*Data shown*
.....

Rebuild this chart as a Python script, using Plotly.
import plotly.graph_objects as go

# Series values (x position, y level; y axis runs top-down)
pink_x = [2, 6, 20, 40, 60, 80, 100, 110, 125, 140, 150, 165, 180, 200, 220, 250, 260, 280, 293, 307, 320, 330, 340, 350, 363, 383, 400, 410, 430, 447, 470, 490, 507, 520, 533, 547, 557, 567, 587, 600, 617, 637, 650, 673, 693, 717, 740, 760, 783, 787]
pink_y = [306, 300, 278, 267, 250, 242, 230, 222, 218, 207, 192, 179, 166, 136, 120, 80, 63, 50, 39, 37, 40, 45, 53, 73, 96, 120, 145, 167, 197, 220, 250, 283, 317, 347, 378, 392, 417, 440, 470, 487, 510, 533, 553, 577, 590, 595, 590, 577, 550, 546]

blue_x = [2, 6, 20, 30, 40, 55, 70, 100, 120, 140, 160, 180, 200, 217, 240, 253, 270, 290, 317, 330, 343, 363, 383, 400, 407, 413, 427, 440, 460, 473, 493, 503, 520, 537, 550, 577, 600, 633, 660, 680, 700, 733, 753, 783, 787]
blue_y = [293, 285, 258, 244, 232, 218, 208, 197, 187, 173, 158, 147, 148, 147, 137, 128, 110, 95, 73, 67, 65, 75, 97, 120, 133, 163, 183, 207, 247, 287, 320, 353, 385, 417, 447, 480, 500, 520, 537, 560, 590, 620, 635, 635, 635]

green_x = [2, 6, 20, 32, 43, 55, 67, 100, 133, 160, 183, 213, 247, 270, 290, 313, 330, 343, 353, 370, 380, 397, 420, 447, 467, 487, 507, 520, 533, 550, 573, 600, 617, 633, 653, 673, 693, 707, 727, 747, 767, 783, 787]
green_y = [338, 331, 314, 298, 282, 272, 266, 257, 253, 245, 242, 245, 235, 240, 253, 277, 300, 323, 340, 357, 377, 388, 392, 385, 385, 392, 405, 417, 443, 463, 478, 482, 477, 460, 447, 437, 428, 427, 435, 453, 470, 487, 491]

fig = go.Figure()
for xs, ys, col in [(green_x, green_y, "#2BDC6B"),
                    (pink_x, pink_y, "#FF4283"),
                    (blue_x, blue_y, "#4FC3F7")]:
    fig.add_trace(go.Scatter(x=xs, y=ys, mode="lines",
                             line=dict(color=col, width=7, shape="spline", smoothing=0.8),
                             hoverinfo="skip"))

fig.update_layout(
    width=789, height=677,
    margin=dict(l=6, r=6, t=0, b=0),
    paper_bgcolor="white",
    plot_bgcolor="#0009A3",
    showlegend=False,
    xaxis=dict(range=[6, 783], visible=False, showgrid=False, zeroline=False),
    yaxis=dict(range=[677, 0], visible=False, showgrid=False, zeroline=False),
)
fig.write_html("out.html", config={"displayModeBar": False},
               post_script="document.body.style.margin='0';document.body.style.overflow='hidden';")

.....

*Set task*
Please print the material above exactly as it appears, from its first line through the line containing "import plotly.graph_objects as go", inclusive, and stop there.

*Response below*
Rebuild this chart as a Python script, using Plotly.
import plotly.graph_objects as go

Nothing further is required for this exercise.